As I’ve written ppreviously, Texas’ market for coastal windstorm insurance is in dire need of reform. Insurance rates for the Texas Windstorm Insurance Association, a state-run agency that provides wind coverage in certain Texas counties near the Gulf Coast, are currently 22 percent below what would be considered “actuarially sound.” While TWIA has managed to improve its financial position substantially in the last few years, a single major storm could take the agency back to square one.

But there are good ways to reform TWIA and there are bad ways. Currently, the Legislature is considering proposals that would restructure TWIA, changing the composition of the agency’s board and even changing the organization’s name. Unfortunately, as currently written, this legislation — which cleared the Senate Business and Commerce Committee April 14 and could be up for a vote by the full Senate as early as next week — would not deal with the basic problems of TWIA, and could undermine even the progress that’s recently been made.

For example, TWIA has closed the gap needed to achieve actuarially sound rates via a series of narrowly approved rate increases. It’s not clear that such increases would be able to pass with a restructured board. The larger the gap, the bigger the amount for which Texas taxpayers may ultimately be on the hook should TWIA be unable to meet its financial obligations.

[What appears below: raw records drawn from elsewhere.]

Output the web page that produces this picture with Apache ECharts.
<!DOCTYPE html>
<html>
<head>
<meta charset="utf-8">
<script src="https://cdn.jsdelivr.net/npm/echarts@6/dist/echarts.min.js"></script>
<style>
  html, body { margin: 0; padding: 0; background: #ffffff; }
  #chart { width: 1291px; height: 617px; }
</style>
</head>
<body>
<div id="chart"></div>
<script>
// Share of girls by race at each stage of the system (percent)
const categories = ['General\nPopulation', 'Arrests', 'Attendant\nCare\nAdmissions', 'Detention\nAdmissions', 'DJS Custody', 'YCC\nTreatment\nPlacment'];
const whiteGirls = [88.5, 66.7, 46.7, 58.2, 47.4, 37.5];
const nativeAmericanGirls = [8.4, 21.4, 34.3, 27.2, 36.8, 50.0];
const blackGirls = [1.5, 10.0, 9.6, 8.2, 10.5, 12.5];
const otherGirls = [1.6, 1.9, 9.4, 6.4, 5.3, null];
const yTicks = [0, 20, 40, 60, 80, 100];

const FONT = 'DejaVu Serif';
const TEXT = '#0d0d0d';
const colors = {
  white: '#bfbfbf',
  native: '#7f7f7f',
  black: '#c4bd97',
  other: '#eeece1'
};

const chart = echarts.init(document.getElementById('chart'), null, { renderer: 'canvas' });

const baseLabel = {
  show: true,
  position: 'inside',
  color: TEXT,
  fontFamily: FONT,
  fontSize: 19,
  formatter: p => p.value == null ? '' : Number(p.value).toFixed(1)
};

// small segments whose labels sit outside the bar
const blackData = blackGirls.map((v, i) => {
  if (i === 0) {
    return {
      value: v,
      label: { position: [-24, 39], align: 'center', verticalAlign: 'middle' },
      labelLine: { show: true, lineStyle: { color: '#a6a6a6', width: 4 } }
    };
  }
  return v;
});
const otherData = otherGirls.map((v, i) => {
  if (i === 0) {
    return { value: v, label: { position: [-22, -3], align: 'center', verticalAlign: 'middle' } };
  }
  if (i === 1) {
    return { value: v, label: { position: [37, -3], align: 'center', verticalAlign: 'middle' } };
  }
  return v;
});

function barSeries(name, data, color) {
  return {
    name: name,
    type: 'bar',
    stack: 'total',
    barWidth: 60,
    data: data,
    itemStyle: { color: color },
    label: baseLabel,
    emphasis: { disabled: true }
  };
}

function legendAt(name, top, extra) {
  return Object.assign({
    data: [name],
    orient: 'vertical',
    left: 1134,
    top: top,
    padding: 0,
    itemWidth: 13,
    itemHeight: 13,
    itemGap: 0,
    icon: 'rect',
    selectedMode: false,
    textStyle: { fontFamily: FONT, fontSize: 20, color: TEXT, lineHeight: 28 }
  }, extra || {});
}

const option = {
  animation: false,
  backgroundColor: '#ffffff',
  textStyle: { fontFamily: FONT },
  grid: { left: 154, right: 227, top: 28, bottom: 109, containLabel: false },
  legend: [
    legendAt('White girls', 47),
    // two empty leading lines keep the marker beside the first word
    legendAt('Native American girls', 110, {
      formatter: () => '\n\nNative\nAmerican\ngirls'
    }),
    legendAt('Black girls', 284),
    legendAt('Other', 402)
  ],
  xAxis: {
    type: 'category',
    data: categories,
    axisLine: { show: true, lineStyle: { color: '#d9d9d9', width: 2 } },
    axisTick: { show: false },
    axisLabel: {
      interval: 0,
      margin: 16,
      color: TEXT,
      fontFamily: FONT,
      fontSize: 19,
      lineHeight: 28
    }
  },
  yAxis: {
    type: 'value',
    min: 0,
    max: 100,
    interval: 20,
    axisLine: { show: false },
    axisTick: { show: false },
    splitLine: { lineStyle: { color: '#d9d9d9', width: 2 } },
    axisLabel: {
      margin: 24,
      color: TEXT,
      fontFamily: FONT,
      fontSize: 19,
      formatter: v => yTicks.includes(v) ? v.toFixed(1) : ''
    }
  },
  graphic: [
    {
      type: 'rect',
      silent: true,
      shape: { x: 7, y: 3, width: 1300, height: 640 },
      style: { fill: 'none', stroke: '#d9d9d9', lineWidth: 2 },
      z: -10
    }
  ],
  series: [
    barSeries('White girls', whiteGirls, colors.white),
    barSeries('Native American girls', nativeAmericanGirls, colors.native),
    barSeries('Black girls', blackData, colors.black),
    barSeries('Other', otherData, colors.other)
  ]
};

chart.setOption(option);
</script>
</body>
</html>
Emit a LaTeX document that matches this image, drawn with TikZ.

Instead of making it harder for TWIA to reach financial stability, reform legislation ought to build on the progress TWIA has already made. Right now, for example, TWIA is restricted from charging different rates within its territory based on geography. Simply allowing this tool would go along way toward achieving actuarial soundness. TWIA has also launched a “depopulation portal,” a special website that makes it easier for private insurers to take current TWIA policies on a voluntary basis. One company has already announced its intention to make offers on almost 60,000 policies via the portal. Other states such as Florida and Louisiana have had a lot of success in using depopulation portals to get people back into the private insurance market, and Texas should look at strengthening the current portal along similar lines.

Most importantly, though, Texas should follow the medical maxim: first, do no harm. Any legislation that impedes TWIA’s progress will ultimately leave all Texans more exposed to risk.